Glen W. Warner Celebrates 30 years of Service with the Ashtabula Foundation

Reflection on the ninety-fifth Anniversary of the Ashtabula Foundation

                            By Glen W. Warner

    This ninety-fifth anniversary year of the Ashtabula Foundation brings to mind the national debate these days between “origination” and “relevance” concerning interpretation of the U.S. Constitution.  Final decisions ultimately determine important action on major issues.  Many discussions revolve around what the Constitution meant when first written and what it means now in a fast- changing world.  In either case, that it was created 226 years ago by people concerned about the nation’s future stands as an undeniable fact.  For that reason alone, it’s immense value is incalculable, constantly increasing in value even as it increases in age.  It is America’s charter, a living document.  

    The Ashtabula Foundation may be seen in a similar way.  The philanthropic values of its creator have increased, not only in years and financial value but also in the thousands of Ashtabula County citizens who over nine decades have seen their dreams realized by it grants.  Think of the history that has passed since 1922 such as world wars, medical advances, space travel and political changes.

    On a personal note, the past 30 years have seen many, many changes and the original desire to help others has prevailed in our own time.  When considering requests, it is always good to ask what the founder would do.  “How would he, in that simpler and more gracious time, respond to this request?

    A new phrase, the “bleeding edge” has entered our modern language, replacing “cutting edge.”  In either case, the thought defines the many changes that we constantly see in our complex society.  Ninety- five years ago many such modern things would be quite unbelievable and perhaps very far from the founder’s intentions to be philanthropic.  This has made for a fascinating decision process over the past 30 years.  It has been a great privilege to look at the founder’s portrait there on the wall and wonder what he would think about this or that request.  The same investigations will be true for future trustees I am sure.

    Over and over again, this recalls to me that the Foundation’s assets are not ours, but that they belong to the vision and values of the spiritual ancestors who wanted Ashtabula County to live long and prosper.  We are only stewards who may carry that vision and those values forward into an unknown unpredictable future.  We can help shape future progress.

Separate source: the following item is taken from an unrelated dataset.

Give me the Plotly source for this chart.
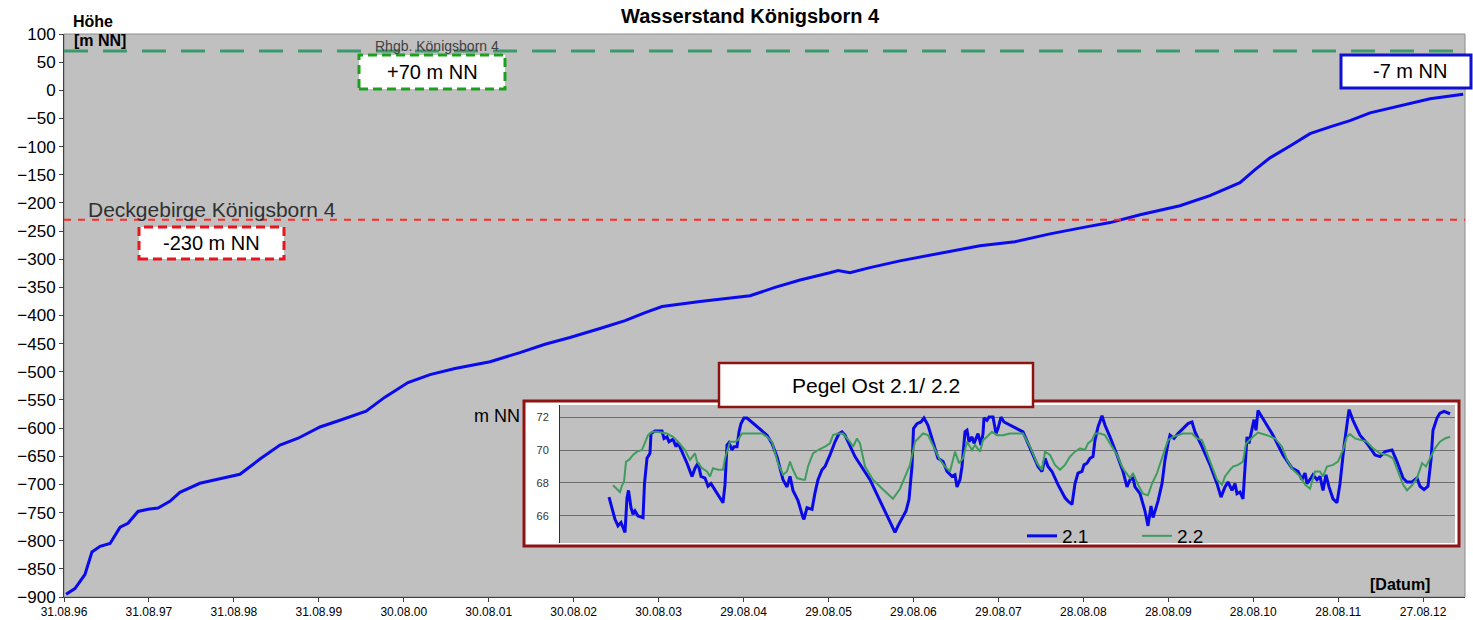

    Let us face it in faith, trusting that there must be a continuing increase of value, both moral and financial, to address the bleeding edge of Ashtabula County for another ninety-five years!  If you want to know more about being a part of this legacy, contact the Ashtabula Foundation at 440-992-6818, or visit the website at

Bio:    Glen W. Warner has resided in Ashtabula County for 44 years, working at the Molded Fiber Glass Companies and serving various churches as Pastor.  He has served as a trustee of the Ashtabula Foundation since 1987 joining other members then, Frank Koski, Eleanor Jammal, Maynard Walker, Dr. Bill Zweier, John Zaback, Tom Anderson and W.L. (Andy) Anderson.  He is married to Nancy (Morrison) and they have two married children, Garth and Bethany, and five grandchildren, all residing in South Carolina.  Glen is the author of three books, Meeting the WORD in the World;  Treasure; and Prayers-Waiting for the Sunrise.